US President Barack Obama today directed that no new offshore oil drilling leases can be issued unless rigs have new safeguards to prevent a repeat of the explosion that unleashed the massive spill threatening the Gulf Coast with major environmental damage.

US President Barack Obama today directed that no new offshore oil drilling leases can be issued unless rigs have new safeguards to prevent a repeat of the explosion that unleashed the massive spill threatening the Gulf Coast with major environmental damage.

Mr Obama ordered Interior Secretary Ken Salazar to report within 30 days on what new technologies are needed to tighten safeguards against oil spills from deep water drilling rigs.

“We are making sure any leases going forward have those safeguards,” said Mr Obama at a White House Rose Garden event.

The president sought to reassure the jittery Gulf Coast that Washington is on top of the mounting oil spill crisis, saying people’s livelihoods and a region’s ecology are at stake.

His declaration is not expected to have any immediate impact, however. Under the expanded leasing plan that Mr Obama announced a month ago, the first offshore leases would be issued off the Virginia coast in 2012 at the earliest.

It’s still unclear what caused the explosion on the BP rig more than 40 miles off the Louisiana coast.

Government officials said the blown-out well 40 miles offshore is spewing five times as much oil into the water as originally estimated – about 5,000 barrels a day.

The oil slick could become the worst US environmental disaster in decades, threatening hundreds of species of fish, birds and other wildlife along the Gulf Coast, one of the world’s richest seafood grounds.

Tonight, the US Defence Department approved the use of two Air Force planes to drop chemicals on the spill.

Pentagon press secretary Geoff Morrell said Defence Secretary Robert Gates approved the operation by two C-130 Hercules cargo planes.

The planes were sent to the southern state of Mississippi yesterday to await orders. A number of civilian planes have already been doing the same job – using chemicals to try to break up the oil.

In his remarks today, Mr Obama cited a series of federal interventions in recent days, all designed to blunt the oil spill’s impact and put people at ease.

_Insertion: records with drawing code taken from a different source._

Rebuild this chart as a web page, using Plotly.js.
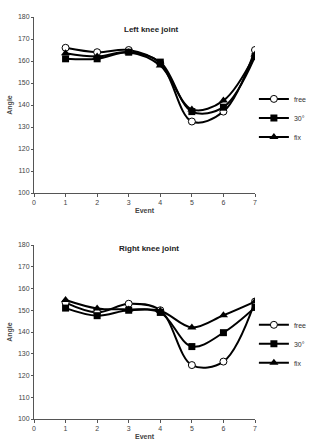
<!DOCTYPE html>
<html><head><meta charset="utf-8">
<script src="https://cdn.plot.ly/plotly-3.0.1.min.js"></script>
<style>body{margin:0;background:#fff}#c{width:310px;height:443px}</style>
</head><body><div id="c"></div>
<script>
const events = [1, 2, 3, 4, 5, 6, 7];
const seriesNames = ["free", "30°", "fix"];
const leftFree = [166, 164, 165, 159, 132.5, 137, 165];
const left30 = [161, 161, 164, 159.5, 137, 139, 162];
const leftFix = [163.5, 162, 164, 158, 138, 142, 163];
const rightFree = [153.5, 149, 153, 150, 124.8, 126.4, 154];
const right30 = [151, 147.5, 150, 149, 133.3, 139.7, 151.3];
const rightFix = [154.7, 150.8, 150.4, 149.8, 142.1, 147.7, 154];
const yTicks = [100, 110, 120, 130, 140, 150, 160, 170, 180];
const xTicks = [0, 1, 2, 3, 4, 5, 6, 7];

const markers = [
  {symbol: "circle", size: 7, color: "#fff", line: {width: 1, color: "#000"}},
  {symbol: "square", size: 7, color: "#000"},
  {symbol: "triangle-up", size: 8, color: "#000"}
];
const lineStyle = {color: "#000", width: 2, shape: "spline", smoothing: 1};
function tr(y, i, xa, ya, leg) {
  return {x: events, y: y, name: seriesNames[i], mode: "lines+markers", xaxis: xa, yaxis: ya,
    legend: leg, line: lineStyle, marker: markers[i]};
}
const data = [
  tr(leftFree, 0, "x", "y", "legend"), tr(left30, 1, "x", "y", "legend"), tr(leftFix, 2, "x", "y", "legend"),
  tr(rightFree, 0, "x2", "y2", "legend2"), tr(right30, 1, "x2", "y2", "legend2"), tr(rightFix, 2, "x2", "y2", "legend2")
];
const f = {family: "Liberation Sans, Arial, sans-serif", size: 7, color: "#444"};
function xax(anchor) {
  return {range: [0, 7], tickvals: xTicks, showgrid: false, zeroline: false, showline: true,
    linecolor: "#555", linewidth: 1, ticks: "outside", ticklen: 3, tickcolor: "#555", tickfont: f,
    anchor: anchor, automargin: false, title: {text: "<b>Event</b>", font: f, standoff: 2}};
}
function yax(domain, anchor) {
  return {range: [100, 180], tickvals: yTicks, domain: domain, showgrid: false, zeroline: false,
    showline: true, linecolor: "#555", linewidth: 1, ticks: "outside", ticklen: 2, tickcolor: "#555",
    tickfont: f, anchor: anchor, automargin: false, title: {text: "<b>Angle</b>", font: f, standoff: 4}};
}
const legFont = {family: "Liberation Sans, Arial, sans-serif", size: 7, color: "#333"};
const layout = {
  width: 310, height: 443, margin: {l: 34, r: 55, t: 17, b: 24, autoexpand: false},
  paper_bgcolor: "#fff", plot_bgcolor: "#fff", showlegend: true,
  xaxis: xax("y"), yaxis: yax([0.5622, 1], "x"),
  xaxis2: xax("y2"), yaxis2: yax([0, 0.4328], "x2"),
  legend: {x: 0.995, y: 0.749, xanchor: "left", yanchor: "middle", font: legFont, itemwidth: 30,
    tracegroupgap: 0, bgcolor: "rgba(0,0,0,0)"},
  legend2: {x: 0.995, y: 0.187, xanchor: "left", yanchor: "middle", font: legFont, itemwidth: 30,
    tracegroupgap: 0, bgcolor: "rgba(0,0,0,0)"},
  annotations: [
    {text: "<b>Left knee joint</b>", x: 0.53, y: 0.985, xref: "paper", yref: "paper", showarrow: false,
      font: {family: "Liberation Sans, Arial, sans-serif", size: 8, color: "#222"}},
    {text: "<b>Right knee joint</b>", x: 0.52, y: 0.425, xref: "paper", yref: "paper", showarrow: false,
      font: {family: "Liberation Sans, Arial, sans-serif", size: 8, color: "#222"}}
  ]
};
Plotly.newPlot("c", data, layout, {staticPlot: true});
</script></body></html>
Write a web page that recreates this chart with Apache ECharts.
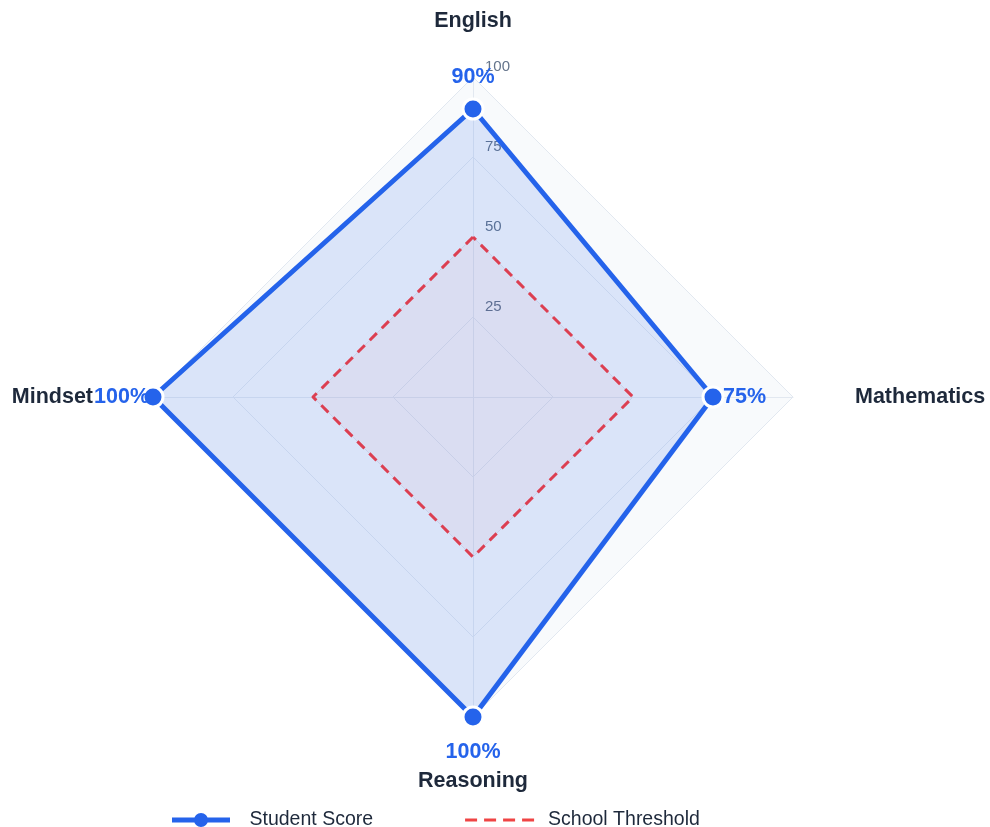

He also said he expected a report later today from federal officials he dispatched to the Gulf Coast region to review what caused the oil rig explosion.

He added that deep-water rigs in the Gulf will undergo new inspections.

“Let me be clear: I continue to believe that domestic oil production is an important part of our overall strategy for energy security,” Mr Obama said. “But I’ve always said that it must be done responsibly for the safety of our workers and our environment.”

Mr Obama said oil company BP ultimately is responsible for the crisis, but that the federal government is fully prepared to meet its responsibilities to communities.

Earlier, a top adviser to Mr Obama said no new oil drilling will be authorised until authorities learn what caused the explosion.

David Axelrod also defended the administration’s response to the April 20 accident, saying: “We had the Coast Guard in almost immediately.”

He deflected comparisons with the government’s slow response to Hurricane Katrina in 2005, telling ABC television’s Good Morning America that such speculation “is always the case in Washington whenever something like this happens”.